But how should he be punished? Thurlow determined.

"My Lords, the punishments to be inflicted upon misdemeanors of this sort, have usually been of three different kinds; fine, corporal punishment by imprisonment, and infamy by the judgment of the pillory. With regard to the fine, it is impossible for justice to make this sort of punishment, however the infamy will always fall upon the offender; because it is well known, that men who have more wealth, who have better and more respectful situations and reputations to be watchful over, employ men in desperate situations both of circumstances and characters, in order to do that which serves their party purposes; and when the punishment comes to be inflicted, this court must have regard to the apparent situation and circumstances of the man employed, that is, of the man convicted, with regard to the punishment.

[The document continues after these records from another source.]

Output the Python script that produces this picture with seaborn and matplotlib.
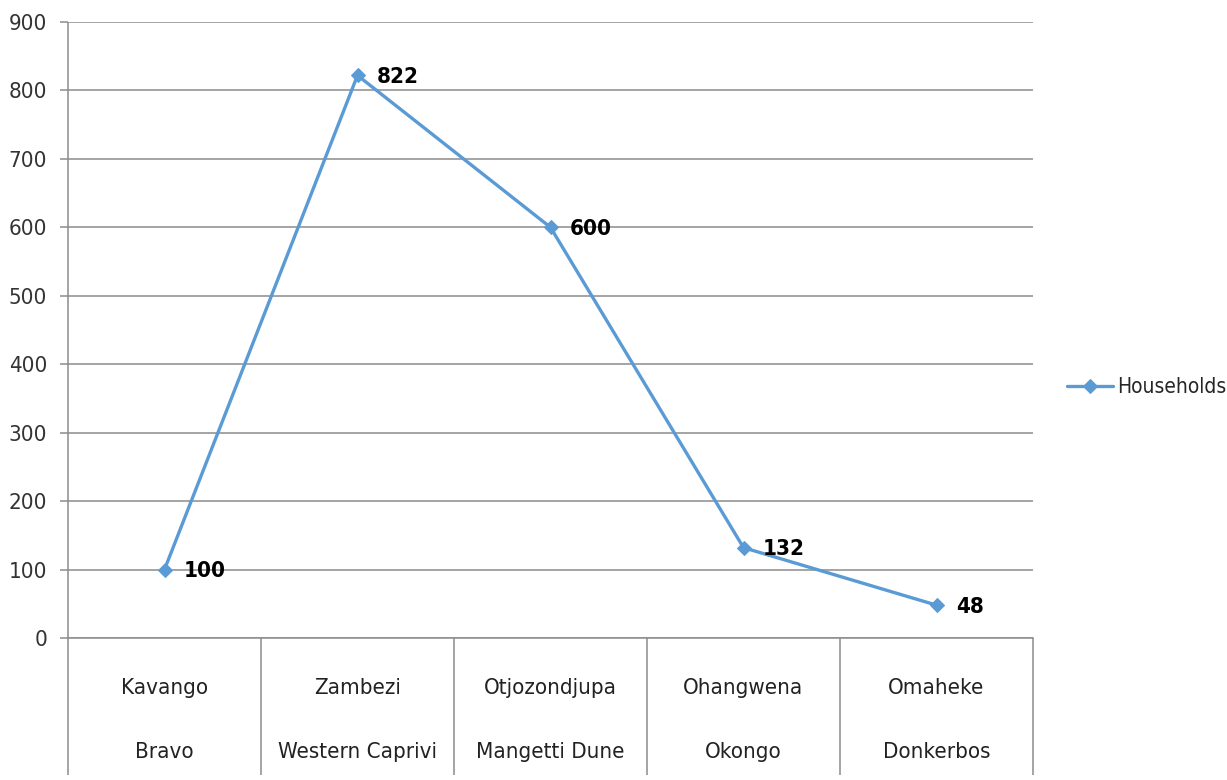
import pandas as pd
import numpy as np
import matplotlib.pyplot as plt
import seaborn as sns

regions = ['Kavango', 'Zambezi', 'Otjozondjupa', 'Ohangwena', 'Omaheke']
places = ['Bravo', 'Western Caprivi', 'Mangetti Dune', 'Okongo', 'Donkerbos']
households = [100, 822, 600, 132, 48]

df = pd.DataFrame({'pos': range(len(regions)), 'Households': households})

sns.set_style('white')
plt.rcParams['font.family'] = ['DejaVu Sans']
plt.rcParams['font.stretch'] = 'condensed'

blue = '#5B9BD5'
grid = '#8c8c8c'

fig = plt.figure(figsize=(12.27, 7.8), dpi=100)
ax = fig.add_axes([68 / 1227, 1 - 638 / 780, (1033 - 68) / 1227, (638 - 22) / 780])

sns.lineplot(data=df, x='pos', y='Households', marker='D', markersize=7, color=blue,
             linewidth=2.4, markeredgecolor=blue, label='Households', ax=ax)

for i, v in enumerate(households):
    ax.annotate(str(v), (i, v), xytext=(14, -1), textcoords='offset points',
                ha='left', va='center', fontsize=16, fontweight='bold', color='black')

ax.set_xlim(-0.5, len(regions) - 0.5)
ax.set_ylim(0, 900)
ax.set_yticks(range(0, 901, 100))
ax.yaxis.grid(True, color=grid, linewidth=1.1)
ax.set_axisbelow(True)
ax.set_xticks([])
ax.set_xlabel('')
ax.set_ylabel('')
for s in ['top', 'right', 'left']:
    ax.spines[s].set_visible(False)
ax.spines['bottom'].set_color(grid)
ax.spines['bottom'].set_linewidth(1.1)
ax.tick_params(axis='y', left=True, length=6, width=1.1, color=grid, labelsize=16, pad=9,
               labelcolor='#333333')

# two-level category axis with separators
trans = ax.get_xaxis_transform()
ax.vlines([-0.5], -0.222, 1, transform=trans, colors=grid, linewidth=1.1, clip_on=False)
ax.vlines(np.arange(0.5, len(regions)), -0.222, 0, transform=trans, colors=grid,
          linewidth=1.1, clip_on=False)
for i, (r, p) in enumerate(zip(regions, places)):
    ax.text(i, -0.081, r, transform=trans, ha='center', va='center', fontsize=16, color='#222222')
    ax.text(i, -0.185, p, transform=trans, ha='center', va='center', fontsize=16, color='#222222')

ax.legend(loc='center left', bbox_to_anchor=(1061 / 1227, 1 - 387 / 780),
          bbox_transform=fig.transFigure, frameon=False, fontsize=15,
          handlelength=2.2, handletextpad=0.2, borderaxespad=0, borderpad=0.3)

fig.savefig('out.png', dpi=100)
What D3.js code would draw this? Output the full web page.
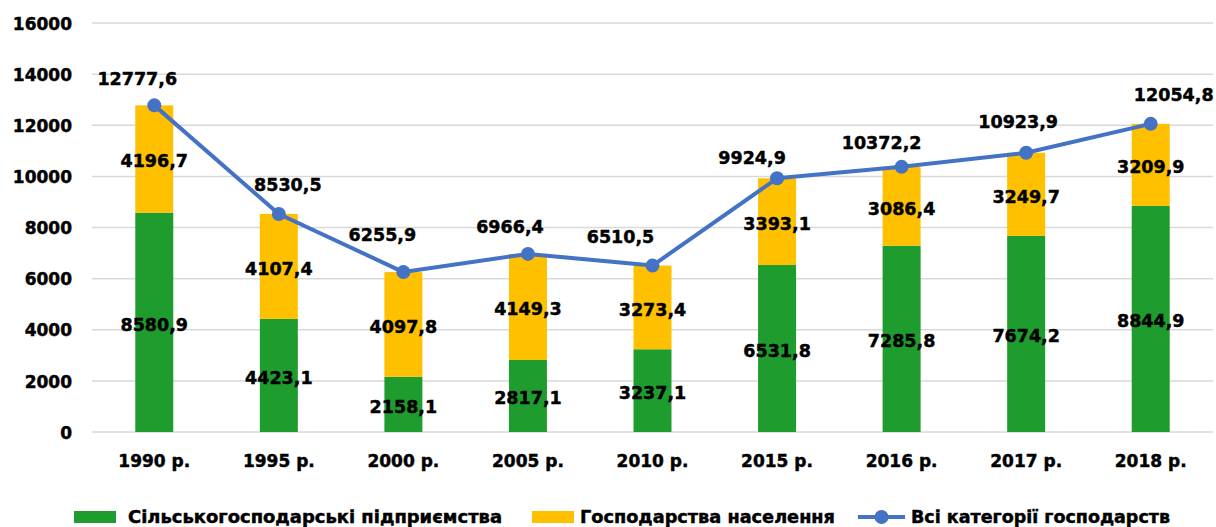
<!DOCTYPE html>
<html>
<head>
<meta charset="utf-8">
<script src="https://cdn.jsdelivr.net/npm/d3@7"></script>
<style>
  body { margin: 0; background: #fff; }
  svg text { font-family: "DejaVu Sans", Verdana, sans-serif; font-weight: bold; fill: #000; stroke: #000; stroke-width: 0.45px; }
</style>
</head>
<body>
<svg id="chart" width="1216" height="527"></svg>
<script>
// chart data
var years = ['1990 р.', '1995 р.', '2000 р.', '2005 р.', '2010 р.', '2015 р.', '2016 р.', '2017 р.', '2018 р.'];
var enterprises = [8580.9, 4423.1, 2158.1, 2817.1, 3237.1, 6531.8, 7285.8, 7674.2, 8844.9];
var households = [4196.7, 4107.4, 4097.8, 4149.3, 3273.4, 3393.1, 3086.4, 3249.7, 3209.9];
var totals = [12777.6, 8530.5, 6255.9, 6966.4, 6510.5, 9924.9, 10372.2, 10923.9, 12054.8];
var yTicks = [0, 2000, 4000, 6000, 8000, 10000, 12000, 14000, 16000];
var seriesNames = ['Сільськогосподарські підприємства', 'Господарства населення', 'Всі категорії господарств'];

var green = '#1e9c2e', yellow = '#ffc000', blue = '#4472c4';
var fmt = function(v) { return v.toFixed(1).replace('.', ','); };

// the total labels were dragged by hand in the original, so nudge them
var totalNudgeX = [-17, 9, -21, -18, -32, -25, -20, -8, 23];
var totalNudgeY = [-27, -29, -37, -27, -29, -21, -24, -31, -29];

var svg = d3.select('#chart');

var x = d3.scaleBand().domain(years).range([92, 1213]).paddingInner(0.695).paddingOuter(0.3475);
var y = d3.scaleLinear().domain([0, 16000]).range([432, 23]);

// gridlines
svg.append('g').selectAll('line').data(yTicks).enter()
  .append('line')
  .attr('x1', 92).attr('x2', 1213)
  .attr('y1', function(d) { return y(d); })
  .attr('y2', function(d) { return y(d); })
  .attr('stroke', '#d9d9d9').attr('stroke-width', 1.5);

// y axis labels
var yAxis = d3.axisLeft(y).tickValues(yTicks).tickSize(0).tickPadding(0).tickFormat(d3.format('d'));
var gy = svg.append('g').attr('transform', 'translate(72,0)').call(yAxis);
gy.select('.domain').remove();
gy.selectAll('text').style('font-size', '17px').attr('dy', '0.36em');

// x axis labels
var xAxis = d3.axisBottom(x).tickSize(0).tickPadding(0);
var gx = svg.append('g').attr('transform', 'translate(0,455)').call(xAxis);
gx.select('.domain').remove();
gx.selectAll('text').style('font-size', '17px').attr('dy', '0.71em');

// stacked bars
var rows = years.map(function(c, i) { return { cat: c, a: enterprises[i], b: households[i] }; });
var stack = d3.stack().keys(['a', 'b'])(rows);
var colors = [green, yellow];

stack.forEach(function(layer, k) {
  svg.append('g').selectAll('rect').data(layer).enter()
    .append('rect')
    .attr('x', function(d) { return x(d.data.cat); })
    .attr('width', x.bandwidth())
    .attr('y', function(d) { return y(d[1]); })
    .attr('height', function(d) { return y(d[0]) - y(d[1]); })
    .attr('fill', colors[k]);
});

// total line
var cx = function(i) { return x(years[i]) + x.bandwidth() / 2; };
var line = d3.line()
  .x(function(d, i) { return cx(i); })
  .y(function(d) { return y(d); });

svg.append('path').datum(totals)
  .attr('d', line)
  .attr('fill', 'none')
  .attr('stroke', blue)
  .attr('stroke-width', 4)
  .attr('stroke-linejoin', 'round');

svg.append('g').selectAll('circle').data(totals).enter()
  .append('circle')
  .attr('cx', function(d, i) { return cx(i); })
  .attr('cy', function(d) { return y(d); })
  .attr('r', 7)
  .attr('fill', blue);

// segment labels
stack.forEach(function(layer, k) {
  svg.append('g').selectAll('text').data(layer).enter()
    .append('text')
    .attr('x', function(d) { return x(d.data.cat) + x.bandwidth() / 2; })
    .attr('y', function(d) { return (y(d[0]) + y(d[1])) / 2 + 2; })
    .attr('dy', '0.36em')
    .attr('text-anchor', 'middle')
    .style('font-size', '17.5px')
    .text(function(d) { return fmt(d[1] - d[0]); });
});

// total labels
svg.append('g').selectAll('text').data(totals).enter()
  .append('text')
  .attr('x', function(d, i) { return cx(i) + totalNudgeX[i]; })
  .attr('y', function(d, i) { return y(d) + totalNudgeY[i]; })
  .attr('dy', '0.36em')
  .attr('text-anchor', 'middle')
  .style('font-size', '17.5px')
  .text(function(d) { return fmt(d); });

// legend
var lg = svg.append('g');
var ly = 517;
lg.append('rect').attr('x', 74).attr('y', ly - 6).attr('width', 42).attr('height', 12).attr('fill', green);
lg.append('text').attr('x', 128).attr('y', ly).attr('dy', '0.36em')
  .attr('textLength', 374).attr('lengthAdjust', 'spacingAndGlyphs')
  .style('font-size', '17px').text(seriesNames[0]);
lg.append('rect').attr('x', 532).attr('y', ly - 6).attr('width', 42).attr('height', 12).attr('fill', yellow);
lg.append('text').attr('x', 580).attr('y', ly).attr('dy', '0.36em')
  .attr('textLength', 255).attr('lengthAdjust', 'spacingAndGlyphs')
  .style('font-size', '17px').text(seriesNames[1]);
lg.append('line').attr('x1', 858).attr('x2', 905).attr('y1', ly).attr('y2', ly)
  .attr('stroke', blue).attr('stroke-width', 4);
lg.append('circle').attr('cx', 881.5).attr('cy', ly).attr('r', 7).attr('fill', blue);
lg.append('text').attr('x', 911).attr('y', ly).attr('dy', '0.36em')
  .attr('textLength', 259).attr('lengthAdjust', 'spacingAndGlyphs')
  .style('font-size', '17px').text(seriesNames[2]);
</script>
</body>
</html>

"With regard to imprisonment, that is a species of punishment not to be considered alike in all cases, but that it would be proper for the judgment of the court to state circumstances which will make the imprisonment fall lighter or heavier, that would be proper, if I had not been spared all trouble upon that account, by hearing it solemnly avowed by the defendant himself, that imprisonment was no kind of inconvenience to him; for that certain employments, would occasion his con

finement in so close a way, that it was mere matter of circumstance whether it happened in one place or another; and that the longest imprisonment which this court could inflict for punishment, was not beyond the reach of accommodation which those occasions rendered necessary to him. In this respect, therefore, imprisonment is not only, . . . not an adequate punishment to the offence, but the public are told, . . . that it will be no punishment.

...

"I stated in the third place to your Lordships, the pillory to have been the usual punishment for this species of offence. I apprehend it to have been so, in this case, for above two hundred years before the time when prosecutions grew rank in the Star-Chamber. . . . the punishment of the pillory was inflicted, not only during the time that such prosecutions were rank in the Star-Chamber, but it also continued to be inflicted upon this sort of crime, and that by the best authority, after the time of the abolishing the Star-Chamber, after the time of the Revolution, and while my Lord Chief Justice Holt sat in this court.

"I would desire no better, no more pointed, nor any more applicable argument than what that great chief justice used, when it was contended before him that an abuse upon government, upon the administration of several parts of government, amounted to nothing, because there was no abuse upon any particular man. That great chief justice said, they amounted to much more; they are an abuse upon all men. Government cannot exist, if the law cannot restrain that sort of abuse. Government cannot exist, unless . . the full punishment is inflicted which the most approved times have given to offences of much less denomination than these, of much less. I am sure it cannot be shown, that in any one of the cases that were punished in "that manner, the aggravations of any one of those offences were any degree adequate to those which are presented to your Lordship now. If offences were so punished then, which are not so punished now, they lose that expiation which the wisdom of those ages thought proper to hold out to the public, as a restraint from such offences being committed again.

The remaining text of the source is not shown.